Print exactly what lies from the line with "Write the seaborn" down to the line with "import seaborn as sns", counting both of those lines, but not the pictures.
------------------------------
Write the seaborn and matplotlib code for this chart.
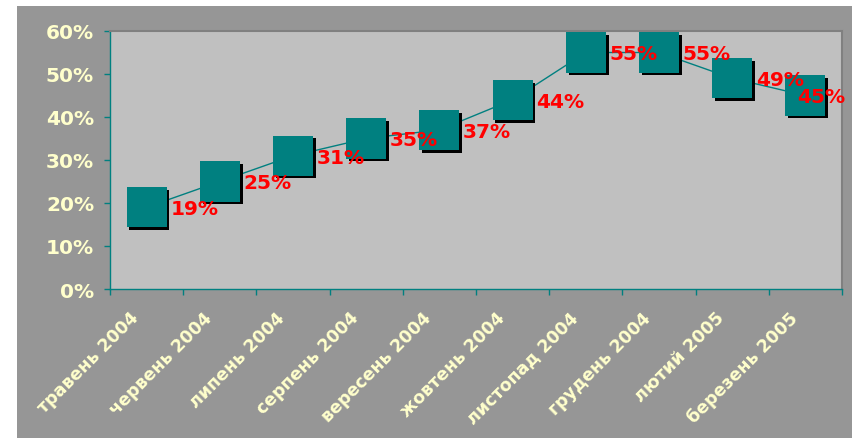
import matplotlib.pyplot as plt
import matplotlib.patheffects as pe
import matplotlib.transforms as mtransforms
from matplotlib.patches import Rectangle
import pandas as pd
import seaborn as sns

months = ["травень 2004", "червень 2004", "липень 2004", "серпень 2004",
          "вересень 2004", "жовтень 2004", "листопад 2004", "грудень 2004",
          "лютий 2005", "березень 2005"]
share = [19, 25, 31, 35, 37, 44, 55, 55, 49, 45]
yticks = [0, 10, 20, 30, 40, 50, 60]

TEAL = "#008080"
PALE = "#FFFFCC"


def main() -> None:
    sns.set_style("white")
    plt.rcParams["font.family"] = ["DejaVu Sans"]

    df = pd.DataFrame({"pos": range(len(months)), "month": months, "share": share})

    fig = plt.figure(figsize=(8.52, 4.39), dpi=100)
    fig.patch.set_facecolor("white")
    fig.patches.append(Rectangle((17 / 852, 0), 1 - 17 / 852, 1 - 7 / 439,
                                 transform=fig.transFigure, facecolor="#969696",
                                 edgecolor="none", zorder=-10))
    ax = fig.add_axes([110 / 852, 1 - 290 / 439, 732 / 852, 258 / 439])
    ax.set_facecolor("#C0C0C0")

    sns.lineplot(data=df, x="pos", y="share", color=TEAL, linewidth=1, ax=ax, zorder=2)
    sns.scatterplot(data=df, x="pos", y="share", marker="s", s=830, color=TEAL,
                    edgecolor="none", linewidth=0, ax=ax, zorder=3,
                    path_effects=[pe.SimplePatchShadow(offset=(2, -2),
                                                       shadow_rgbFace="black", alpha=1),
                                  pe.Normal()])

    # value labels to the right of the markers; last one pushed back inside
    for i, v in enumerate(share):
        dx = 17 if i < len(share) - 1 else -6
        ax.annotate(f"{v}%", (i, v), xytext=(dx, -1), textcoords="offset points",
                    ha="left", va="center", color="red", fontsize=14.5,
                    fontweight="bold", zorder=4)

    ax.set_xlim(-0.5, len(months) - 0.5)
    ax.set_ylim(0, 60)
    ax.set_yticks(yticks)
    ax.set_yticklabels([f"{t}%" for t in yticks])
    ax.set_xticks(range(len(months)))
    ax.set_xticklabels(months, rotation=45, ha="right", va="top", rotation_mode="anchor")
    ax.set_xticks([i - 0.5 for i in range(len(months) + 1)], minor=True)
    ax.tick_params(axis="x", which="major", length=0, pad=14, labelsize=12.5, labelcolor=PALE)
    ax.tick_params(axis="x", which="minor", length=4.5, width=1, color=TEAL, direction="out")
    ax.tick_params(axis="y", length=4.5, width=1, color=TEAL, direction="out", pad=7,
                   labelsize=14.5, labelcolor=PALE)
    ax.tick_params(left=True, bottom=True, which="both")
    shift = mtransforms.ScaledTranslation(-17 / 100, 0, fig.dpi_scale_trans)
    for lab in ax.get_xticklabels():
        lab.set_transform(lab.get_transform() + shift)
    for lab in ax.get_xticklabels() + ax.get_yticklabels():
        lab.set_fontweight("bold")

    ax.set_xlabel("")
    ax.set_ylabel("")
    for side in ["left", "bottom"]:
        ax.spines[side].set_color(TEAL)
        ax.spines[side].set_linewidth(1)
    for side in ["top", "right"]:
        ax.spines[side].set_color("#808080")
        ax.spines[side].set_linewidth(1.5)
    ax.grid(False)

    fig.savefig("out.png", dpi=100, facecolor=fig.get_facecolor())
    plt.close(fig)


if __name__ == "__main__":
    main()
------------------------------
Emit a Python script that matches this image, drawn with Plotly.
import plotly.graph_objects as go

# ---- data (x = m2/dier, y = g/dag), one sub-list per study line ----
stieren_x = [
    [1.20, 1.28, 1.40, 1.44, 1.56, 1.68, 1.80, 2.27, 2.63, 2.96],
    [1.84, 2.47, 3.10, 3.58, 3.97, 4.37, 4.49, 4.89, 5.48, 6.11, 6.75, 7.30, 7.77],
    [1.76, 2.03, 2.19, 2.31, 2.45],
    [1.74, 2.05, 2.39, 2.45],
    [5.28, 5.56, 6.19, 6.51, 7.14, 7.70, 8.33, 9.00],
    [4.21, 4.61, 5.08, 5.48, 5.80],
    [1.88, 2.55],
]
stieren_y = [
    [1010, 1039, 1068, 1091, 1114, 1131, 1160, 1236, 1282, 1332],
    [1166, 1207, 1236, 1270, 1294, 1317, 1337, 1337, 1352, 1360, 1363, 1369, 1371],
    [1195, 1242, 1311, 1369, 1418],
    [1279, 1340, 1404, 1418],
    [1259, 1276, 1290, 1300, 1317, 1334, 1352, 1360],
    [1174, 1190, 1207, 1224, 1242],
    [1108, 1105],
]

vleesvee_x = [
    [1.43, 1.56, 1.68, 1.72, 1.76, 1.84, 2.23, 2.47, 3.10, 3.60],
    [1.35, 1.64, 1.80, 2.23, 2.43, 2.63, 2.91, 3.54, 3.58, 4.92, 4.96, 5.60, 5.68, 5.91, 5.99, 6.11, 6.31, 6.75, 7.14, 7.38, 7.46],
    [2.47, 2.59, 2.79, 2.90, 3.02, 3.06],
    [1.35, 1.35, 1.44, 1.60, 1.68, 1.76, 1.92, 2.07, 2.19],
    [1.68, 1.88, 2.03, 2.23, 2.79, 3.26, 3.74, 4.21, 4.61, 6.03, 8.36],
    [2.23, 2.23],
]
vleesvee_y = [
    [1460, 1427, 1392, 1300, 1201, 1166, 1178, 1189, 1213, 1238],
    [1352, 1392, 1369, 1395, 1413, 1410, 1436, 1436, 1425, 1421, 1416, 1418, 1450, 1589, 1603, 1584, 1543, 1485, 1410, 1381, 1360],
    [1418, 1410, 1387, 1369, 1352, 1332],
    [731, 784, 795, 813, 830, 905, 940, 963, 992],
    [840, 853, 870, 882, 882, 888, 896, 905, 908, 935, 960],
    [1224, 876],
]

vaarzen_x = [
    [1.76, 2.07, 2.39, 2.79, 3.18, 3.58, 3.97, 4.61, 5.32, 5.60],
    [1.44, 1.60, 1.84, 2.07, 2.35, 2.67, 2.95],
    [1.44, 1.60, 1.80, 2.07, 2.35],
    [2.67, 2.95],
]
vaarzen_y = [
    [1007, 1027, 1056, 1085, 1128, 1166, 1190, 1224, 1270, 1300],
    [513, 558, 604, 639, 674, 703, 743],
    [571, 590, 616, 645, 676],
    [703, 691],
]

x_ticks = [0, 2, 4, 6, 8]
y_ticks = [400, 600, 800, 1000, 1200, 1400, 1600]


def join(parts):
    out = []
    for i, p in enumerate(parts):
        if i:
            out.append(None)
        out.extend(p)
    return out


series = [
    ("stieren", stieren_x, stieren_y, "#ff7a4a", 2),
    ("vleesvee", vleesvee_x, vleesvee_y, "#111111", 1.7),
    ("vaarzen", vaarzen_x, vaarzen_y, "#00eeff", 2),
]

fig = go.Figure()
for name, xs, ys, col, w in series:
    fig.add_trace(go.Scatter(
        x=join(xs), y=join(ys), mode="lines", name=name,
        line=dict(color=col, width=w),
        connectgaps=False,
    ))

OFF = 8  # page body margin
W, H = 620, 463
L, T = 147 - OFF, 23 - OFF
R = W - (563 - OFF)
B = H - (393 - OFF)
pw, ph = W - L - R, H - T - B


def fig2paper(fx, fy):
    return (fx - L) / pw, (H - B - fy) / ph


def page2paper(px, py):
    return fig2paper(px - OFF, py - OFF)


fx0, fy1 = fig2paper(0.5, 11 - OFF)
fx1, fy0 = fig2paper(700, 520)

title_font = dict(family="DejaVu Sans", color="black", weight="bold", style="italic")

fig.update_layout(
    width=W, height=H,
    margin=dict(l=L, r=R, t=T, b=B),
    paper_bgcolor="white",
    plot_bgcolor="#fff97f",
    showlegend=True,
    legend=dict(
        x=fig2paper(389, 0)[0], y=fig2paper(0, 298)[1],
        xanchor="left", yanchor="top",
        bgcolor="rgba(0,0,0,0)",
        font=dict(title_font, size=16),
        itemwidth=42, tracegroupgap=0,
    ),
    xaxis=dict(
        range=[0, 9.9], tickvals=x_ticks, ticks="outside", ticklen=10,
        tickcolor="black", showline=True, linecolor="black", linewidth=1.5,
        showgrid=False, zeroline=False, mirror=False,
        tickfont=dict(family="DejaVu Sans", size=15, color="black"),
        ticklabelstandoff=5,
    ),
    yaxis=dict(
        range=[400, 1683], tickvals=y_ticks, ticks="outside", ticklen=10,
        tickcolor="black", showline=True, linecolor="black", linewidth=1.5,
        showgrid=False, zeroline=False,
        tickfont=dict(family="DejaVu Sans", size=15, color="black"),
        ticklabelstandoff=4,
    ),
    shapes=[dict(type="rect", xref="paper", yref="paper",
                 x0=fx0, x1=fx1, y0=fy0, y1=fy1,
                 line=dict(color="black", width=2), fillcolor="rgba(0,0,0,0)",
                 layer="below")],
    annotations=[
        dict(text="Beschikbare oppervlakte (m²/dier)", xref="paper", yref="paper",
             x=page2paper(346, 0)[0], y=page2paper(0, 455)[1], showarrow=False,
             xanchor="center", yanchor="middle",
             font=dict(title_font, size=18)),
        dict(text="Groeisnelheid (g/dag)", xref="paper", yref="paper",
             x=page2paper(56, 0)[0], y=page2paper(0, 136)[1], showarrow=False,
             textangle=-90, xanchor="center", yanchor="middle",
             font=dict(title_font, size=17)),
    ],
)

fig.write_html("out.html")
------------------------------
Solution:
Write the seaborn and matplotlib code for this chart.
import matplotlib.pyplot as plt
import matplotlib.patheffects as pe
import matplotlib.transforms as mtransforms
from matplotlib.patches import Rectangle
import pandas as pd
import seaborn as sns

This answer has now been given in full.